Bob Gregory2

Emeritus Professor
Robert Gregory AO

BCom (Melbourne), PhD (London)

Discipline: Economics

Year Elected: 1979

2019 Reflections

I thank the Academy for this honour which requires two unusual qualifications, admittance to the Academy at an early age and then not dying too soon afterwards. Both qualifications, at a personal level, seem important, and another forty years would be good too.

It seems natural to write about the good old days and comment about how I believe times have changed for young economists. Most of these changes flow from growing specialization.

When I returned in 1969, I believed I was giving up considerable income by leaving the US, making it more difficult to establish an international reputation and distancing myself from the research frontier. But, I could be a bigger fish in a smaller pond, and, more importantly I could accept a full-time research job at the Institute of Advanced Studies, ANU. The free time and location of this job would enable me to work across a wide range of important policy issues. I could be a generalist, contribute to academia and Australian policy work. Looking back, however, there seemed to be few disadvantages in returning home and the advantages were greater and more exciting than I had imagined.
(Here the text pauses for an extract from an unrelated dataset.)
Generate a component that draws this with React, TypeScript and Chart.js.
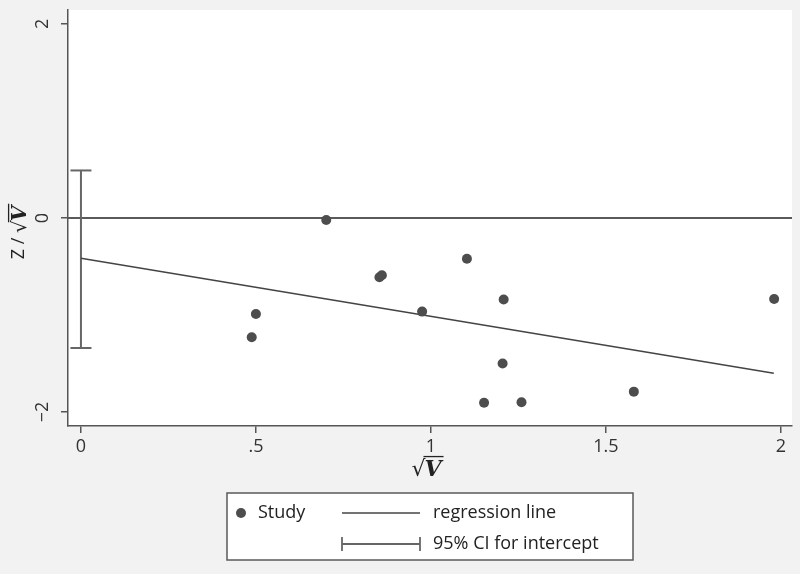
import React, { useEffect, useRef } from "react";
import { Chart, registerables } from "chart.js";

Chart.register(...registerables);

const studyX = [0.488, 0.5, 0.701, 0.853, 0.86, 0.975, 1.103, 1.208, 1.205, 1.152, 1.259, 1.58, 1.981];
const studyY = [-1.23, -0.99, -0.02, -0.61, -0.59, -0.965, -0.42, -0.84, -1.5, -1.905, -1.9, -1.79, -0.835];
const regX = [0, 1.98];
const regY = [-0.416, -1.6];
const ciX = 0;
const ciBounds = [-1.34, 0.49];
const xTicks = [0, 0.5, 1, 1.5, 2];
const xTickLabels = ["0", ".5", "1", "1.5", "2"];
const yTicks = [-2, 0, 2];
const yTickLabels = ["\u22122", "0", "2"];
const legendLabels = ["Study", "regression line", "95% CI for intercept"];

const FONT = "'Open Sans', 'Liberation Sans', sans-serif";
const AXIS = "#555555";
const DOT = "#4d4d4d";

function sqrtVWidth(ctx: CanvasRenderingContext2D, size: number) {
  ctx.font = `${size}px 'DejaVu Sans', sans-serif`;
  const w1 = ctx.measureText("\u221A").width;
  ctx.font = `italic bold ${size}px 'DejaVu Serif', 'Liberation Serif', serif`;
  const w2 = ctx.measureText("V").width;
  return w1 + w2;
}

function drawSqrtV(ctx: CanvasRenderingContext2D, x: number, y: number, size: number) {
  ctx.textBaseline = "alphabetic";
  ctx.textAlign = "left";
  ctx.font = `${size}px 'DejaVu Sans', sans-serif`;
  const w1 = ctx.measureText("\u221A").width;
  ctx.fillText("\u221A", x, y + size * 0.36);
  ctx.font = `italic bold ${size}px 'DejaVu Serif', 'Liberation Serif', serif`;
  const w2 = ctx.measureText("V").width;
  ctx.fillText("V", x + w1 - 1, y + size * 0.36);
  ctx.beginPath();
  ctx.lineWidth = 1.3;
  ctx.moveTo(x + w1 - 2, y - size * 0.52);
  ctx.lineTo(x + w1 + w2 + 1, y - size * 0.52);
  ctx.stroke();
}

const customPlugin = {
  id: "stataLook",
  beforeDraw(chart: any) {
    const { ctx, chartArea } = chart;
    ctx.save();
    ctx.fillStyle = "#f2f2f2";
    ctx.fillRect(0, 0, chart.width, chart.height);
    ctx.fillStyle = "#ffffff";
    ctx.fillRect(chartArea.left, chartArea.top, chartArea.right - chartArea.left, chartArea.bottom - chartArea.top);
    ctx.restore();
  },
  beforeDatasetsDraw(chart: any) {
    const { ctx, chartArea, scales } = chart;
    const y0 = scales.y.getPixelForValue(0);
    ctx.save();
    ctx.strokeStyle = "#5a5a5a";
    ctx.lineWidth = 2;
    ctx.beginPath();
    ctx.moveTo(chartArea.left, y0);
    ctx.lineTo(chartArea.right, y0);
    ctx.stroke();
    const cx = scales.x.getPixelForValue(ciX);
    ctx.strokeStyle = "#666666";
    ctx.lineWidth = 2;
    for (const v of ciBounds) {
      const py = scales.y.getPixelForValue(v);
      ctx.beginPath();
      ctx.moveTo(cx - 10.5, py);
      ctx.lineTo(cx + 10.5, py);
      ctx.stroke();
    }
    ctx.restore();
  },
  afterDraw(chart: any) {
    const { ctx, scales } = chart;
    ctx.save();
    ctx.fillStyle = "#333333";
    ctx.font = `18px ${FONT}`;
    ctx.textAlign = "center";
    ctx.textBaseline = "middle";
    yTicks.forEach((v, i) => {
      const py = scales.y.getPixelForValue(v);
      ctx.save();
      ctx.translate(43, py);
      ctx.rotate(-Math.PI / 2);
      ctx.fillText(yTickLabels[i], 0, 0);
      ctx.restore();
    });

    ctx.fillStyle = "#222222";
    ctx.strokeStyle = "#222222";
    const s = 22;
    const wx = sqrtVWidth(ctx, s);
    drawSqrtV(ctx, 427 - wx / 2, 468, s);

    ctx.save();
    ctx.translate(19, 232);
    ctx.rotate(-Math.PI / 2);
    ctx.font = `18px ${FONT}`;
    const pre = "Z / ";
    const wp = ctx.measureText(pre).width;
    const ws = sqrtVWidth(ctx, 20);
    const start = -(wp + ws) / 2;
    ctx.font = `18px ${FONT}`;
    ctx.textAlign = "left";
    ctx.textBaseline = "middle";
    ctx.fillText(pre, start, 0);
    drawSqrtV(ctx, start + wp, 0, 20);
    ctx.restore();

    ctx.fillStyle = "#ffffff";
    ctx.fillRect(227, 493, 406, 67);
    ctx.strokeStyle = "#5a5a5a";
    ctx.lineWidth = 1.5;
    ctx.strokeRect(227, 493, 406, 67);

    ctx.fillStyle = DOT;
    ctx.beginPath();
    ctx.arc(241, 513, 5, 0, Math.PI * 2);
    ctx.fill();

    ctx.strokeStyle = "#444444";
    ctx.lineWidth = 1.5;
    ctx.beginPath();
    ctx.moveTo(342, 513);
    ctx.lineTo(420, 513);
    ctx.stroke();

    ctx.strokeStyle = "#666666";
    ctx.lineWidth = 1.8;
    ctx.beginPath();
    ctx.moveTo(342, 544);
    ctx.lineTo(420, 544);
    ctx.moveTo(342, 537);
    ctx.lineTo(342, 551);
    ctx.moveTo(420, 537);
    ctx.lineTo(420, 551);
    ctx.stroke();

    ctx.fillStyle = "#222222";
    ctx.font = `18px ${FONT}`;
    ctx.textAlign = "left";
    ctx.textBaseline = "middle";
    ctx.fillText(legendLabels[0], 258, 513);
    ctx.fillText(legendLabels[1], 433, 513);
    ctx.fillText(legendLabels[2], 433, 544);
    ctx.restore();
  },
};

export default function App() {
  const ref = useRef<HTMLCanvasElement | null>(null);
  useEffect(() => {
    if (!ref.current) return;
    const chart = new Chart(ref.current, {
      type: "scatter",
      data: {
        datasets: [
          {
            label: legendLabels[0],
            data: studyX.map((x, i) => ({ x, y: studyY[i] })),
            backgroundColor: DOT,
            borderColor: DOT,
            borderWidth: 0,
            pointRadius: 5,
            showLine: false,
            order: 0,
          },
          {
            type: "line",
            label: legendLabels[1],
            data: regX.map((x, i) => ({ x, y: regY[i] })),
            borderColor: "#444444",
            borderWidth: 1.5,
            pointRadius: 0,
            fill: false,
            order: 1,
          } as any,
          {
            type: "line",
            label: legendLabels[2],
            data: ciBounds.map((y) => ({ x: ciX, y })),
            borderColor: "#666666",
            borderWidth: 2,
            pointRadius: 0,
            fill: false,
            order: 2,
          } as any,
        ],
      },
      options: {
        responsive: false,
        animation: false,
        devicePixelRatio: 1,
        events: [],
        layout: { padding: { left: 0, right: 8, top: 10, bottom: 0 } },
        plugins: { legend: { display: false }, tooltip: { enabled: false } },
        scales: {
          x: {
            type: "linear",
            min: -0.037,
            max: 2.032,
            afterBuildTicks: (s: any) => {
              s.ticks = xTicks.map((v) => ({ value: v }));
            },
            afterFit: (s: any) => {
              s.height = 148;
            },
            grid: { drawOnChartArea: false, drawTicks: true, tickLength: 7, color: AXIS, lineWidth: 1.5 },
            border: { color: AXIS, width: 1.5 },
            ticks: {
              color: "#333333",
              font: { family: FONT, size: 18 },
              padding: 3,
              maxRotation: 0,
              autoSkip: false,
              callback: (v: any) => {
                const i = xTicks.indexOf(Number(v));
                return i >= 0 ? xTickLabels[i] : "";
              },
            },
          },
          y: {
            type: "linear",
            min: -2.144,
            max: 2.144,
            afterBuildTicks: (s: any) => {
              s.ticks = yTicks.map((v) => ({ value: v }));
            },
            afterFit: (s: any) => {
              s.width = 68;
            },
            grid: { drawOnChartArea: false, drawTicks: true, tickLength: 7, color: AXIS, lineWidth: 1.5 },
            border: { color: AXIS, width: 1.5 },
            ticks: { display: false },
          },
        },
      },
      plugins: [customPlugin],
    } as any);
    return () => chart.destroy();
  }, []);
  return (
    <div style={{ position: "fixed", left: 0, top: 0, width: 800, height: 574, background: "#f2f2f2" }}>
      <canvas ref={ref} width={800} height={574} style={{ display: "block" }} />
    </div>
  );
}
All my contributions, in response to Australian policy experiences, moved me closer to the international research frontier and the ideas were subsequently explored, many years later, by elite economists focusing on the same issues in their own economies, although not usually in response to my work. I recognized important research questions early because I saw the problems playing out in the Australian economy before they became obvious to academics focused on larger economies or drawing ideas from journals. All one needed was to be in Canberra, keep close to good economists in the public service, have time, and be sufficiently confident to switch research topics in response to new problems.

The ability of our typical young academic appointee to recognize new emerging problems in the Australian economy, and foresee their subsequent importance for larger economies, has diminished, primarily because of increased specialization. New appointees come to Australia after their research agenda has been firmly set in place by five to seven years of specialization in graduate school. It is not sensible to respond to new economic problems of a new environment. The rewards for publishing in the best international journal articles are so great now-a-days that the heavy PhD investments need to be utilized to the fullest advantage. Hence, new appointees tend to follow the international leaders in their specialization and not respond to new and important local problems.

In addition, most interesting empirical studies now require very large investments after the PhD. In my youth almost all articles were single authored. The latest issue of a top journal to cross my desk has one single authored article and the rest have three to five authors. On average, an economist interested in an Australian problem may need to find another three good economists to agree that the local topic will attract international interest, not impossible but not an easy task.

Young people today face different incentives and greater time pressures. I was able to introduce the first course work Masters and PhD degrees in Australia, to take leave from the university at a very young age and become a Division head to work closely with Alf Rattigan, one of Australia’s great public servants, I was able to play a small part in changing the Tariff Board into the Productivity Commission, to be close to and to write about the 25 per cent tariff cut and the impact of moving to flexible exchange rates. I could join two very senior Public Servants and write a commissioned report on the formation of economic policy for the Coombs Royal Commission into reforms of the Public Sector. Among our recommendations subsequently introduced were splitting the Treasury and strengthening the function of Ministerial staffers (maybe not such a good idea).  I was able to sit on the Board of the Reserve Bank, Head the Economics Department in the Research School of Economics for 16 years and accept the Harvard Chair of Australian Studies. If I was starting today, the large rewards from academic specialization would push me to a different and narrower career.

But here is a puzzle. At the same time of increased specialization economists are working on a wider range of topics than ever – law and economics, machine learning, pre-school development of children, politics and economic growth, the impact of drug development– the list seems endless. Yet co-authors are not drawn from other disciplines. Overwhelmingly they are other economists.

I think of the Academy as encouraging interdisciplinary contributions to Australian problems. But this is not where the rewards have been for young economists who are increasingly specialising within the discipline. Maybe, as economics continues to expand into the fields of other disciplines, things will change but I would bet against it.